A Simple Rule You Can Trust In The Kitchen
If the cheese is hard and the white area is dry, gritty, and non-fuzzy, it is often a harmless crystal. If the spot is fuzzy, spreading, wet, or paired with a bad smell, treat it as mold. Then use the hard-cheese trim rule or discard rule based on cheese type.
When you are stuck between “maybe fine” and “not worth the risk,” toss it.
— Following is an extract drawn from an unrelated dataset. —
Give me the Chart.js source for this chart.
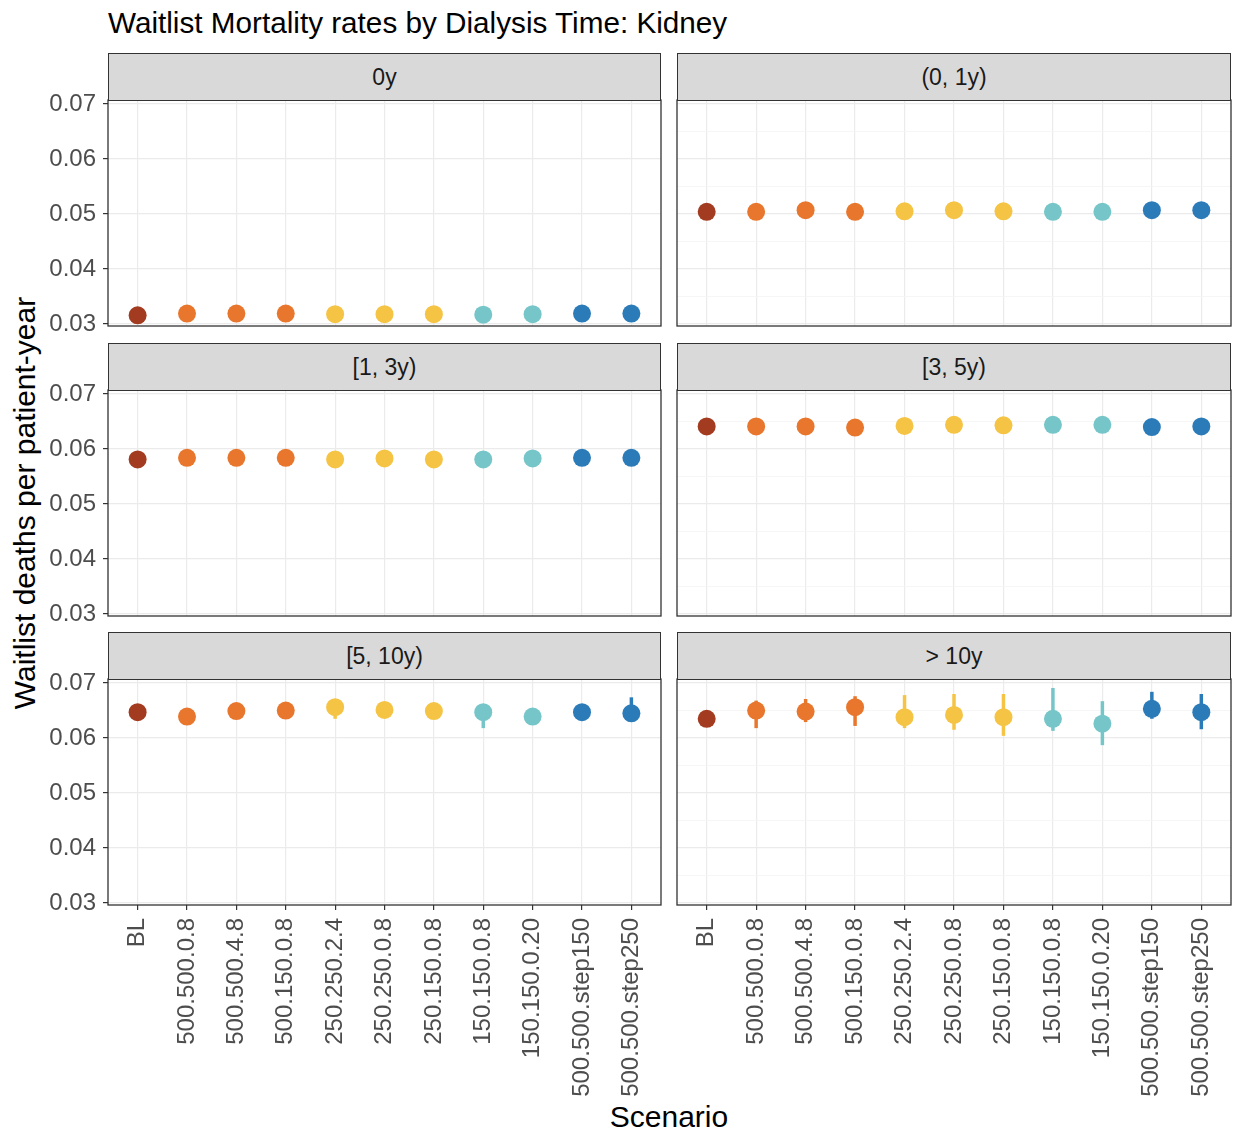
<!DOCTYPE html>
<html>
<head>
<meta charset="utf-8">
<script src="https://cdn.jsdelivr.net/npm/chart.js@4.4.1/dist/chart.umd.min.js"></script>
<style>
  body { margin:0; background:#fff; font-family:Arial,"Liberation Sans",sans-serif; }
  #page { position:relative; width:1235px; height:1133px; overflow:hidden; }
  .panel { position:absolute; }
  .strip { position:absolute; background:#d9d9d9; border:1.3px solid #333; box-sizing:border-box;
           display:flex; align-items:center; justify-content:center; font-size:23px; color:#1a1a1a; z-index:2; }
  .txt { position:absolute; color:#000; white-space:nowrap; line-height:1; }
</style>
</head>
<body>
<div id="page">
  <div class="txt" style="left:108px;top:8px;font-size:29.7px">Waitlist Mortality rates by Dialysis Time: Kidney</div>
  <div class="txt" style="left:25px;top:503px;font-size:30px;transform:translate(-50%,-50%) rotate(-90deg)">Waitlist deaths per patient-year</div>
  <div class="txt" style="left:669px;top:1117px;font-size:30px;transform:translate(-50%,-50%)">Scenario</div>
</div>
<script>
/* ---- data ---- */
const scenarios = ['BL','500.500.0.8','500.500.4.8','500.150.0.8','250.250.2.4','250.250.0.8',
                   '250.150.0.8','150.150.0.8','150.150.0.20','500.500.step150','500.500.step250'];
const groups = ['0y','(0, 1y)','[1, 3y)','[3, 5y)','[5, 10y)','> 10y'];
const yTicks = [0.03,0.035,0.04,0.045,0.05,0.055,0.06,0.065,0.07];
const yMajor = [0.03,0.04,0.05,0.06,0.07];

const rate0  = [0.0316,0.0319,0.0319,0.0319,0.0318,0.0318,0.0318,0.0317,0.0318,0.0319,0.0319];
const rate01 = [0.0504,0.0504,0.0507,0.0504,0.0505,0.0507,0.0505,0.0504,0.0504,0.0507,0.0507];
const rate13 = [0.0581,0.0584,0.0584,0.0584,0.0581,0.0583,0.0581,0.0581,0.0583,0.0584,0.0584];
const rate35 = [0.0641,0.0641,0.0641,0.0639,0.0642,0.0644,0.0643,0.0644,0.0644,0.0640,0.0641];
const rate510 = [0.0647,0.0639,0.0649,0.0650,0.0656,0.0651,0.0649,0.0647,0.0639,0.0647,0.0645];
const lo510   = [0.0640,0.0632,0.0642,0.0643,0.0635,0.0644,0.0642,0.0618,0.0632,0.0640,0.0637];
const hi510   = [0.0654,0.0646,0.0656,0.0657,0.0667,0.0658,0.0656,0.0660,0.0646,0.0654,0.0674];
const rate10 = [0.0635,0.0650,0.0648,0.0656,0.0638,0.0642,0.0638,0.0635,0.0626,0.0653,0.0647];
const lo10   = [0.0630,0.0618,0.0629,0.0622,0.0618,0.0615,0.0604,0.0613,0.0587,0.0635,0.0616];
const hi10   = [0.0640,0.0668,0.0671,0.0676,0.0678,0.0680,0.0680,0.0691,0.0667,0.0684,0.0680];

const colors = ['#a23b1f','#e8762c','#e8762c','#e8762c','#f5c445','#f5c445','#f5c445',
                '#76c6c9','#76c6c9','#2b7bb9','#2b7bb9'];

const panels = [
  { label: groups[0], rate: rate0,   lo: null,  hi: null  },
  { label: groups[1], rate: rate01,  lo: null,  hi: null  },
  { label: groups[2], rate: rate13,  lo: null,  hi: null  },
  { label: groups[3], rate: rate35,  lo: null,  hi: null  },
  { label: groups[4], rate: rate510, lo: lo510, hi: hi510 },
  { label: groups[5], rate: rate10,  lo: lo10,  hi: hi10  },
];

/* ---- layout ---- */
const colX   = [[108, 661], [677, 1231]];   // plot left/right
const rowTop = [100, 390, 679];
const plotH  = 226;
const stripH = 47;
const PAD = 28;    // room above/below plot so tick labels don't squeeze it
const SIDE = 16;   // room left/right for rotated label overflow

const isMajor = v => yMajor.some(m => Math.abs(m - v) < 1e-9);

// error bars + panel border
const panelPlugin = {
  id: 'panelPlugin',
  beforeDatasetsDraw(chart) {
    const p = chart.options.plugins.panelPlugin;
    if (!p.lo) return;
    const { ctx, scales: { x, y } } = chart;
    ctx.save();
    ctx.lineWidth = 3.5;
    p.lo.forEach((lo, i) => {
      ctx.strokeStyle = colors[i];
      ctx.beginPath();
      ctx.moveTo(x.getPixelForValue(i), y.getPixelForValue(lo));
      ctx.lineTo(x.getPixelForValue(i), y.getPixelForValue(p.hi[i]));
      ctx.stroke();
    });
    ctx.restore();
  },
  afterDraw(chart) {
    const { ctx, chartArea: a } = chart;
    ctx.save();
    ctx.strokeStyle = '#333';
    ctx.lineWidth = 1.3;
    ctx.strokeRect(a.left, a.top, a.right - a.left, a.bottom - a.top);
    ctx.restore();
  }
};

const page = document.getElementById('page');

panels.forEach((p, k) => {
  const col = k % 2, row = Math.floor(k / 2);
  const left = col === 0 ? 20 : colX[1][0] - SIDE;
  const yW = colX[col][0] - left;
  const width = colX[col][1] + SIDE - left;
  const bottomRow = row === 2;
  const xH = bottomRow ? 200 : 0;
  const top = rowTop[row] - PAD;
  const height = PAD + plotH + (bottomRow ? xH : PAD);

  const strip = document.createElement('div');
  strip.className = 'strip';
  strip.style.left = colX[col][0] + 'px';
  strip.style.top = (rowTop[row] - stripH) + 'px';
  strip.style.width = (colX[col][1] - colX[col][0]) + 'px';
  strip.style.height = (stripH + 1) + 'px';
  strip.textContent = p.label;
  page.appendChild(strip);

  const box = document.createElement('div');
  box.className = 'panel';
  Object.assign(box.style, { left: left + 'px', top: top + 'px', width: width + 'px', height: height + 'px' });
  const cv = document.createElement('canvas');
  box.appendChild(cv);
  page.appendChild(box);

  new Chart(cv, {
    type: 'scatter',
    data: {
      datasets: [{
        data: p.rate.map((v, i) => ({ x: i, y: v })),
        pointBackgroundColor: colors,
        pointBorderWidth: 0,
        pointRadius: 9,
        pointHoverRadius: 9,
      }],
    },
    options: {
      responsive: true,
      maintainAspectRatio: false,
      animation: false,
      layout: { autoPadding: false, padding: { top: PAD, right: SIDE, bottom: bottomRow ? 0 : PAD, left: 0 } },
      plugins: { legend: { display: false }, tooltip: { enabled: false }, panelPlugin: { lo: p.lo, hi: p.hi } },
      scales: {
        x: {
          type: 'linear', min: -0.6, max: scenarios.length - 1 + 0.6,
          afterBuildTicks: s => { s.ticks = scenarios.map((_, i) => ({ value: i })); },
          afterFit: s => { s.height = xH; },
          border: { display: false },
          grid: { color: '#ebebeb', lineWidth: 1.2, drawTicks: bottomRow, tickLength: 5, tickColor: '#333', tickWidth: 1.2 },
          ticks: {
            display: bottomRow, autoSkip: false, maxRotation: 90, minRotation: 90, padding: 8,
            color: '#4d4d4d', font: { family: 'Arial, "Liberation Sans"', size: 24 },
            callback: v => scenarios[v],
          },
        },
        y: {
          min: 0.02965, max: 0.07073,
          afterBuildTicks: s => { s.ticks = yTicks.map(v => ({ value: v })); },
          afterFit: s => { s.width = yW; },
          border: { display: false },
          grid: {
            color: c => isMajor(c.tick.value) ? '#ebebeb' : '#f4f4f4',
            lineWidth: c => isMajor(c.tick.value) ? 1.2 : 0.8,
            drawTicks: col === 0, tickLength: 5, tickWidth: 1.2,
            tickColor: c => isMajor(c.tick.value) ? '#333' : 'rgba(0,0,0,0)',
          },
          ticks: {
            display: col === 0, padding: 7, color: '#4d4d4d',
            font: { family: 'Arial, "Liberation Sans"', size: 24 },
            callback: v => isMajor(v) ? v.toFixed(2) : '',
          },
        },
      },
    },
    plugins: [panelPlugin],
  });
});
</script>
</body>
</html>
Cheese can be pricey, but food poisoning costs more.
References & Sources
- U.S. Food and Drug Administration (FDA).“Are You Storing Food Safely?”Supports refrigerator temperature guidance, food storage basics, and spoilage cautions used in the article.
- USDA Ask / Food Safety and Inspection Service (FSIS).“If food has mold, is it safe to eat?”Supports the trim-vs-discard distinction for mold on hard cheese compared with soft cheese.
- USDA Food Safety and Inspection Service (FSIS).“Molds on Food: Are They Dangerous?”Supports mold handling guidance and the 1-inch trimming margin for hard cheeses.
- National Center for Biotechnology Information (NCBI/PMC).“Crystal fingerprinting: elucidating the crystals of Cheddar, Parmigiano-Reggiano, Gouda, and soft washed-rind cheeses using powder x-ray diffractometry”Supports statements that visible cheese crystals occur in multiple cheese types and can affect appearance and texture.